The provisions could not be changed unless both parties agreed. Any party rejecting them would be subject to immediate economic and diplomatic sanctions. While it’s certainly true that Israel might “tough it out” and reject such a peace deal, the chances would be good that even a neanderthal like Sharon would realize that he can hoodwink George Bush, but not the entire world:
The point of such an international effort would be to change the calculation of costs and benefits that both sides engage in. That calculation would be significantly affected by the prospect that the offending party’s diplomatic and economic relations with much of the international community would be damaged, and that it would have no prospect of receiving international recognition for unilateral measures it may take.

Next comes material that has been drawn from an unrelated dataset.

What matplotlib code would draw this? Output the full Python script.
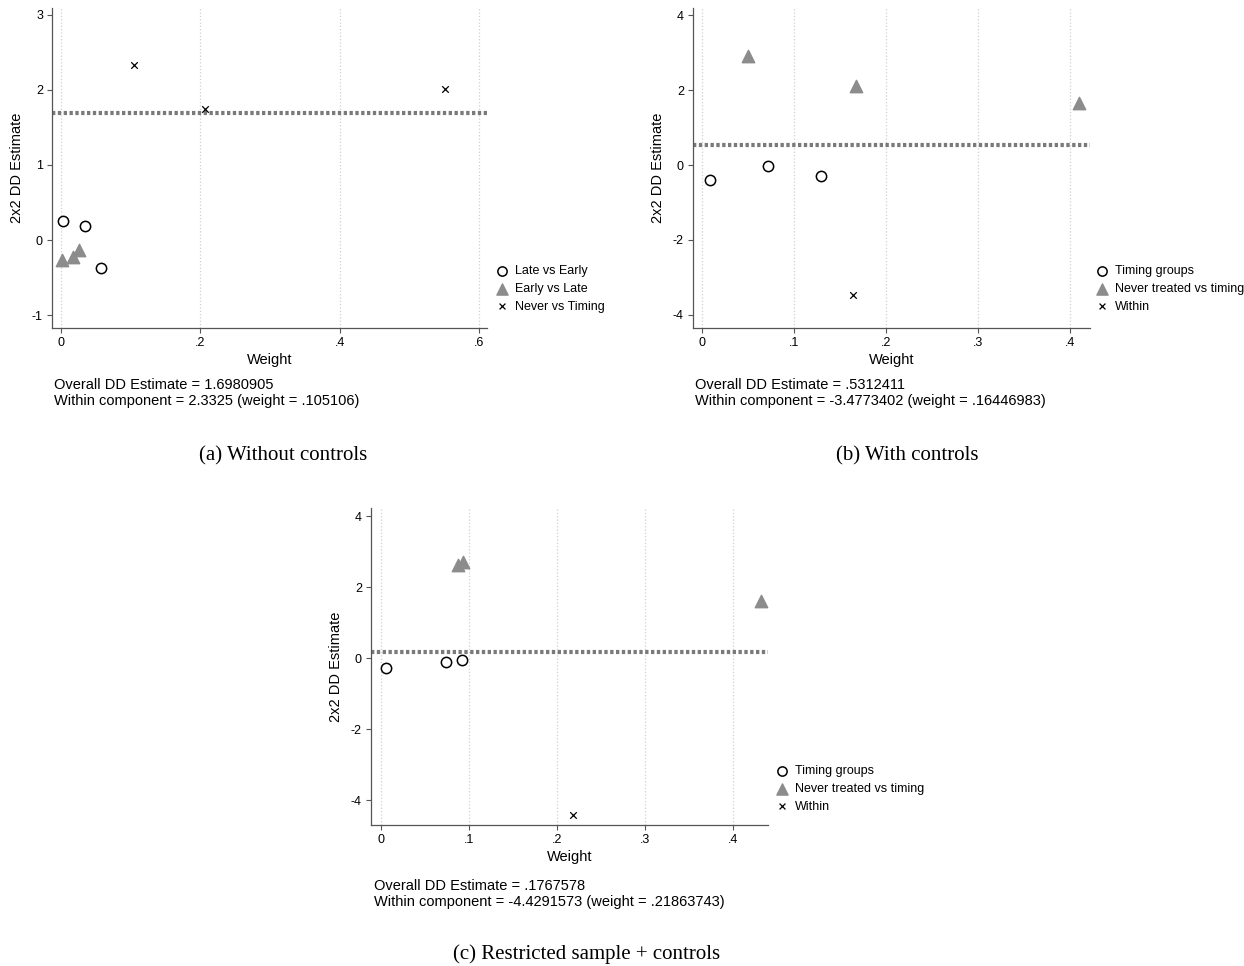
import matplotlib
matplotlib.use("Agg")
import matplotlib.pyplot as plt

plt.rcParams['font.family'] = ['Liberation Sans', 'DejaVu Sans']

# panel (a): without controls
a_late_w = [0.003, 0.035, 0.057]
a_late_y = [0.25, 0.19, -0.37]
a_early_w = [0.002, 0.017, 0.026]
a_early_y = [-0.26, -0.22, -0.13]
a_never_w = [0.105106, 0.207, 0.551]
a_never_y = [2.3325, 1.75, 2.01]
a_overall = 1.6980905

# panel (b): with controls
b_timing_w = [0.009, 0.072, 0.129]
b_timing_y = [-0.41, -0.02, -0.30]
b_never_w = [0.050, 0.167, 0.410]
b_never_y = [2.90, 2.10, 1.65]
b_within_w = [0.16446983]
b_within_y = [-3.4773402]
b_overall = 0.5312411

# panel (c): restricted sample + controls
c_timing_w = [0.006, 0.074, 0.092]
c_timing_y = [-0.27, -0.12, -0.06]
c_never_w = [0.087, 0.093, 0.432]
c_never_y = [2.62, 2.70, 1.62]
c_within_w = [0.21863743]
c_within_y = [-4.4291573]
c_overall = 0.1767578

a_xticks = [0, 0.2, 0.4, 0.6]
a_xlabels = ['0', '.2', '.4', '.6']
a_yticks = [-1, 0, 1, 2, 3]
bc_xticks = [0, 0.1, 0.2, 0.3, 0.4]
bc_xlabels = ['0', '.1', '.2', '.3', '.4']
bc_yticks = [-4, -2, 0, 2, 4]

a_labels = ['Late vs Early', 'Early vs Late', 'Never vs Timing']
bc_labels = ['Timing groups', 'Never treated vs timing', 'Within']

a_notes = ['Overall DD Estimate = 1.6980905',
           'Within component = 2.3325 (weight = .105106)']
b_notes = ['Overall DD Estimate = .5312411',
           'Within component = -3.4773402 (weight = .16446983)']
c_notes = ['Overall DD Estimate = .1767578',
           'Within component = -4.4291573 (weight = .21863743)']

captions = ['(a) Without controls', '(b) With controls',
            '(c) Restricted sample + controls']

W, H = 1244, 966
fig = plt.figure(figsize=(W / 100, H / 100), dpi=100)


def px(x0, y0, x1, y1):
    # pixel box -> figure fraction rect
    return [x0 / W, 1 - y1 / H, (x1 - x0) / W, (y1 - y0) / H]


def panel(rect, xlim, ylim, xticks, xlabels, yticks, series, labels, overall,
          leg_xy, notes_xy, notes, cap_xy, cap):
    ax = fig.add_axes(rect)
    (w1, y1), (w2, y2), (w3, y3) = series
    h1 = ax.scatter(w1, y1, s=55, facecolors='white', edgecolors='black',
                    linewidths=1.1, marker='o', zorder=3)
    h2 = ax.scatter(w2, y2, s=80, color='#8c8c8c', marker='^', zorder=3)
    h3 = ax.scatter(w3, y3, s=22, color='black', marker='x', linewidths=0.9,
                    zorder=3)
    ax.axhline(overall, color='#7a7a7a', linestyle=(0, (0.8, 0.6)),
               linewidth=3, zorder=2)
    ax.set_xlim(*xlim)
    ax.set_ylim(*ylim)
    ax.set_xticks(xticks)
    ax.set_xticklabels(xlabels)
    ax.set_yticks(yticks)
    ax.set_yticklabels([str(t) for t in yticks])
    ax.grid(axis='x', color='#d0d0d0', linestyle=':', linewidth=0.9)
    ax.set_axisbelow(True)
    for s in ['top', 'right']:
        ax.spines[s].set_visible(False)
    for s in ['left', 'bottom']:
        ax.spines[s].set_color('#555555')
        ax.spines[s].set_linewidth(0.9)
    ax.tick_params(colors='#555555', labelcolor='black', labelsize=9,
                   length=3.5, width=0.8, pad=3)
    ax.set_xlabel('Weight', fontsize=10.5, labelpad=3)
    ax.set_ylabel('2x2 DD Estimate', fontsize=10.5, labelpad=6)
    fig.legend([h1, h2, h3], labels, loc='center left',
               bbox_to_anchor=(leg_xy[0] / W, 1 - leg_xy[1] / H),
               frameon=False, fontsize=9, handlelength=1.0,
               handletextpad=0.5, labelspacing=0.45, borderaxespad=0,
               borderpad=0, markerscale=0.9)
    fig.text(notes_xy[0] / W, 1 - notes_xy[1] / H, notes[0], fontsize=10.5,
             va='center', ha='left')
    fig.text(notes_xy[0] / W, 1 - (notes_xy[1] + 16) / H, notes[1],
             fontsize=10.5, va='center', ha='left')
    fig.text(cap_xy[0] / W, 1 - cap_xy[1] / H, cap, fontsize=15,
             family=['Liberation Serif', 'DejaVu Serif'],
             va='center', ha='center')
    return ax


panel(px(52, 8, 487, 328), (-0.013, 0.611), (-1.17, 3.09),
      a_xticks, a_xlabels, a_yticks,
      [(a_late_w, a_late_y), (a_early_w, a_early_y), (a_never_w, a_never_y)],
      a_labels, a_overall, (496, 289), (54, 385), a_notes, (283, 456),
      captions[0])

panel(px(693, 8, 1090, 328), (-0.0098, 0.4217), (-4.35, 4.19),
      bc_xticks, bc_xlabels, bc_yticks,
      [(b_timing_w, b_timing_y), (b_never_w, b_never_y),
       (b_within_w, b_within_y)],
      bc_labels, b_overall, (1096, 289), (695, 385), b_notes, (907, 456),
      captions[1])

panel(px(371, 508, 768, 825), (-0.0114, 0.4398), (-4.7, 4.23),
      bc_xticks, bc_xlabels, bc_yticks,
      [(c_timing_w, c_timing_y), (c_never_w, c_never_y),
       (c_within_w, c_within_y)],
      bc_labels, c_overall, (776, 789), (374, 886), c_notes, (587, 954),
      captions[2])

fig.savefig('out.png', dpi=100)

That is an outcome even a right-wing Israeli government cannot be indifferent to, as is evident from recent warnings from within Israel’s foreign ministry about the destructive consequences of Israeli policies that are seen by the European Union as transforming Israel into an apartheid state. Despite the derision expressed by Sharon in response to the International Court of Justice decision about the illegality of the route of Israel’s separation fence, that opinion has affected decisions since made by Israel’s Supreme Court and the IDF regarding the route of the fence. Even Sharon’s right-wing government experienced a shock when all European Union member states voted in favor of a General Assembly resolution calling for the removal of the fence.
Let’s hope Siegman is wrong and Sharon surprises us.